## [Work required]
Write out the opening lines of the data word for word, up to and including the line with "-0.690, -0.659, -0.721]", and leave every picture and every later line out.

━━━━━━

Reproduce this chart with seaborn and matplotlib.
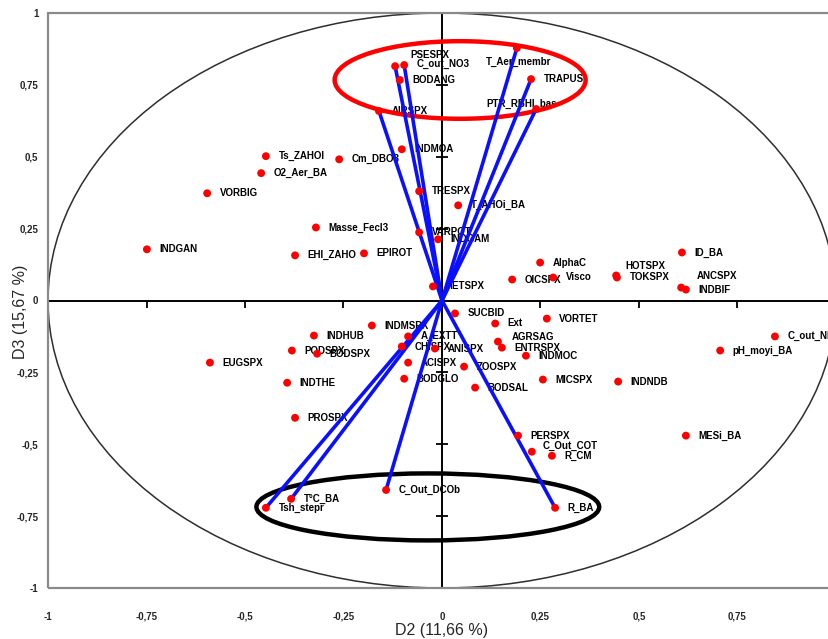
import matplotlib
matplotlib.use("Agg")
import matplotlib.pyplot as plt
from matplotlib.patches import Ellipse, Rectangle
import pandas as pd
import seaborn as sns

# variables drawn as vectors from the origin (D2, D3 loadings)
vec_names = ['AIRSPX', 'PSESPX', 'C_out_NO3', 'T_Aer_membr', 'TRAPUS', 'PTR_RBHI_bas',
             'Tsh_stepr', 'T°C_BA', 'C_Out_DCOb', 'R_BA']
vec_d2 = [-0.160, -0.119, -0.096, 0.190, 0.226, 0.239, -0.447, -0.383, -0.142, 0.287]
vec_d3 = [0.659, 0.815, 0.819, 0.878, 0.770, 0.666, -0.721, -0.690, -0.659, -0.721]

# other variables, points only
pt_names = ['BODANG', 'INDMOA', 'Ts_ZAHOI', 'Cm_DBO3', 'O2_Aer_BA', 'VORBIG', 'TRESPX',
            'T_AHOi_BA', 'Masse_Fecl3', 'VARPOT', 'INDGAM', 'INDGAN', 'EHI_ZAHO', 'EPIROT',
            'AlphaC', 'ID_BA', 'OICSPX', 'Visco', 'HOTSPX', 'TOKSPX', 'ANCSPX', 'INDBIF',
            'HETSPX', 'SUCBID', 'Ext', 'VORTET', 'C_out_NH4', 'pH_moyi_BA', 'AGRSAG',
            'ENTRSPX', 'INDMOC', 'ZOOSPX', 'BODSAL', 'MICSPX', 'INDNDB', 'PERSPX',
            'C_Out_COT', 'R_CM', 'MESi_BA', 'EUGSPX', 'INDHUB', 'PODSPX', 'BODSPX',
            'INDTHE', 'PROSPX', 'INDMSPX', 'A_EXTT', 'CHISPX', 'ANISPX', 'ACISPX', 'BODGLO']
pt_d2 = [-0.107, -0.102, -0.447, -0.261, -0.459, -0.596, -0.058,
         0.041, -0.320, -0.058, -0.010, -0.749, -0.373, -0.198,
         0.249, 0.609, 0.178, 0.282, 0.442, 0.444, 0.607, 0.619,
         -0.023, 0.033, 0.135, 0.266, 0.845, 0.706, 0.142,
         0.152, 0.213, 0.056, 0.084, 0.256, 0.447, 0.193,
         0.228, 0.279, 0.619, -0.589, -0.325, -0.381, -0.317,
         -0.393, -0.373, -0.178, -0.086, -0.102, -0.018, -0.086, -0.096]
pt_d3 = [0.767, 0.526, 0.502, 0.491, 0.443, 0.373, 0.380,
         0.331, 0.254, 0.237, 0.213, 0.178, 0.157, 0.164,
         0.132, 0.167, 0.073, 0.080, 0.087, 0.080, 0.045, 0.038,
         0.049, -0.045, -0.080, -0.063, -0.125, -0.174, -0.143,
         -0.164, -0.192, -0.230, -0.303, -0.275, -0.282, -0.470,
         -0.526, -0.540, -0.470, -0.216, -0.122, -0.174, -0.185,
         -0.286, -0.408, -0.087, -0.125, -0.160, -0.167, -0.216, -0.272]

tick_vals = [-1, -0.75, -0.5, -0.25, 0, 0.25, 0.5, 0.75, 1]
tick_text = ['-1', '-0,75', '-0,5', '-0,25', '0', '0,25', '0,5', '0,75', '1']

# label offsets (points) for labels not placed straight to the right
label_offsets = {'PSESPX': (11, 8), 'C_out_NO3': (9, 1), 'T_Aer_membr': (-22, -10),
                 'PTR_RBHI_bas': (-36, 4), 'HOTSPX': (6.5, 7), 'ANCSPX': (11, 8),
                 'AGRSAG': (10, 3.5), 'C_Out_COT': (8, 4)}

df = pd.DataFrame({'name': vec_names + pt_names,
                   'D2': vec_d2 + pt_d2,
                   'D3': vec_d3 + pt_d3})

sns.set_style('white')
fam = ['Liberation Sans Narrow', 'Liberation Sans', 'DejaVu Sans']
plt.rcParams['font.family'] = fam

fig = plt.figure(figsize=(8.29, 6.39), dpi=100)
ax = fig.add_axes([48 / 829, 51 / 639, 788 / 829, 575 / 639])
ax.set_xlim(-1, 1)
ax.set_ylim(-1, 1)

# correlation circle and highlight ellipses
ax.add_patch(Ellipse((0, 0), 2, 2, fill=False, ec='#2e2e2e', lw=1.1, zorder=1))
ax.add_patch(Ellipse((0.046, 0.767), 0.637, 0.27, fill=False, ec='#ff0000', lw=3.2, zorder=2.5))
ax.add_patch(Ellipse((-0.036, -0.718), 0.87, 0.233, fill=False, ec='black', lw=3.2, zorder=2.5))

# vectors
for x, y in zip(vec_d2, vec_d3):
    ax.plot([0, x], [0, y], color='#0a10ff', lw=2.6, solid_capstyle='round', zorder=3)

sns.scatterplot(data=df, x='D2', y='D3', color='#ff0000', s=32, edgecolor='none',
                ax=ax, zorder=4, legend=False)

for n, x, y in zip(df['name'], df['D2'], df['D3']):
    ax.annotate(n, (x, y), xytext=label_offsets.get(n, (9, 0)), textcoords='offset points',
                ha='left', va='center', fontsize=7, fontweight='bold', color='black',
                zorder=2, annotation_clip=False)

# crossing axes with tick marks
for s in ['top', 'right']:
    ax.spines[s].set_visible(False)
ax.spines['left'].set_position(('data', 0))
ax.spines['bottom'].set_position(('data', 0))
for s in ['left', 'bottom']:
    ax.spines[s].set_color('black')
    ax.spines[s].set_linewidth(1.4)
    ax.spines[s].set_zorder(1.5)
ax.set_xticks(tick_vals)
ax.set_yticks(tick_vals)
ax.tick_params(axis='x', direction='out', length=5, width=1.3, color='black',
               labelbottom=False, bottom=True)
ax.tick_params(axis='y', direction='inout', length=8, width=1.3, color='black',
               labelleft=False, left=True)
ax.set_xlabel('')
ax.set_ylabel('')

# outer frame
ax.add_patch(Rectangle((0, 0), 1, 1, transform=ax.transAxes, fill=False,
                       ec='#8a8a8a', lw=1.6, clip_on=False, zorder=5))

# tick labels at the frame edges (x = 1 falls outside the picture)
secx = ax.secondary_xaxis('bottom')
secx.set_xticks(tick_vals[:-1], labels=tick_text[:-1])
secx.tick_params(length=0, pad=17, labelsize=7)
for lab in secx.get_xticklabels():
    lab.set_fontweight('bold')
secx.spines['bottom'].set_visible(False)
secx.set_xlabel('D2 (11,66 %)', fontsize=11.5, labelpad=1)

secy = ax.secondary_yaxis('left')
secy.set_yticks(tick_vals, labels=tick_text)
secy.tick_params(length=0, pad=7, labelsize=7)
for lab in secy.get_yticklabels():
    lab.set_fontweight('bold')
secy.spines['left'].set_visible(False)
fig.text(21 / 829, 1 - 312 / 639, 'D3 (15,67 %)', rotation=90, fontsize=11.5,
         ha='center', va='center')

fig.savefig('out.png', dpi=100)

━━━━━━

## [Solution to this task]
Reproduce this chart with seaborn and matplotlib.
import matplotlib
matplotlib.use("Agg")
import matplotlib.pyplot as plt
from matplotlib.patches import Ellipse, Rectangle
import pandas as pd
import seaborn as sns

# variables drawn as vectors from the origin (D2, D3 loadings)
vec_names = ['AIRSPX', 'PSESPX', 'C_out_NO3', 'T_Aer_membr', 'TRAPUS', 'PTR_RBHI_bas',
             'Tsh_stepr', 'T°C_BA', 'C_Out_DCOb', 'R_BA']
vec_d2 = [-0.160, -0.119, -0.096, 0.190, 0.226, 0.239, -0.447, -0.383, -0.142, 0.287]
vec_d3 = [0.659, 0.815, 0.819, 0.878, 0.770, 0.666, -0.721, -0.690, -0.659, -0.721]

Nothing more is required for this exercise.